Mary Edie Meredith <maryedie@xxxxxxxx> wrote:
Performance in DBT-3 (using PostgreSQL) has vastly
improved for _both in the "power" portion (single process/query) and in the "throughput" portion of the test (when the test is running multiple processes) on our 4-way(4GB) and 8-way(8GB) STP systems as compared 2.6.5 kernel results.
Using the default DBT-3 options (ie using LVM, ext2, PostgreSQL version 7.4.1)
Note: Bigger numbers are better.
Kernel....Runid..CPUs.Power..%incP.Thruput %incT 2.6.5 291308 4 97.08 base 120.46 base 2.6.6-rc1 291876 4 146.11 50.5% 222.94 85.1%
Kernel....Runid..CPUs.Power..%incP..Thruput %incT
2.6.5 291346 8 101.08 base 138.95 base
2.6.6-rc1 291915 8 151.69 50.1% 273.69 97.0%
So the improvement is between 50% and 97%!
How odd.
-
Profile 2.6.5 8way throughput phase:
http://khack.osdl.org/stp/291346/profile/after_throughput_test_1-tick.sort
Profile 2.6.6-r1 8way throughput phase:
http://khack.osdl.org/stp/291915/profile/after_throughput_test_1-tick.sort
Odder. do_anonymous_page() is doing 10x more work in 2.6.6-rc1. And the
CPU scheduler cost has fallen a lot.
Frankly, I can't think of anything in 2.6.6-rc1 which would cause either of
these things!
What I notice is that radix_tree_lookup is in the top 20 in the 2.6.5 profile, but not in 2.6.6-rc1. Could theradix tree changes be responsible for this?
I would certainly expect 2x or even higher throughput increases from either
the writeback changes or the ext2&ext3 fsync changes.

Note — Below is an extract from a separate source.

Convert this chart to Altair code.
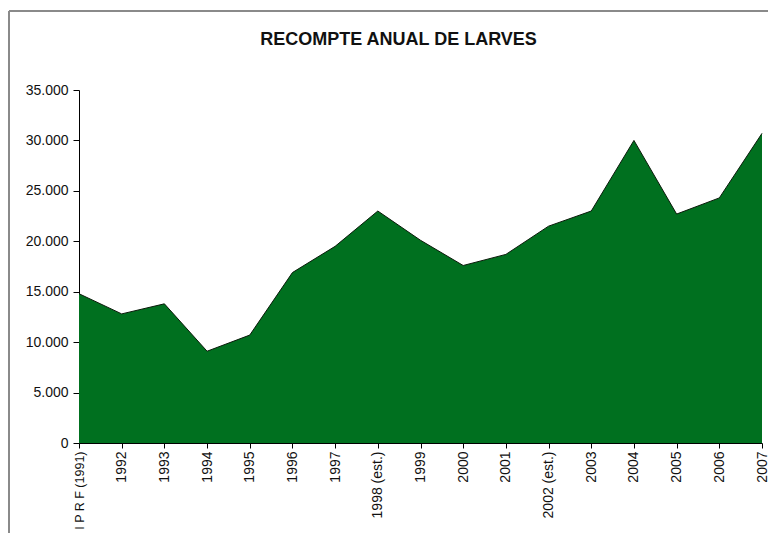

DBT-3 is a read mostly DSS workload and the throughput phase is where we run multiple query streams (as many as we have CPUs). In this workload, the database is stored on a file system, but it is small relative to the amount of memory (4GB and 8GB). It almost completely caches in page cache early on. So there is some physical IO in the first few minutes, but very little to none in the remainder.
But you're not doing a significant amount of writing during the test, so
scrub that theory.
Do you have full reports anywhere? I'd be interested in seeing a vmstat
trace from the entire run, both 2.6.5 and 2.6.6-rc1.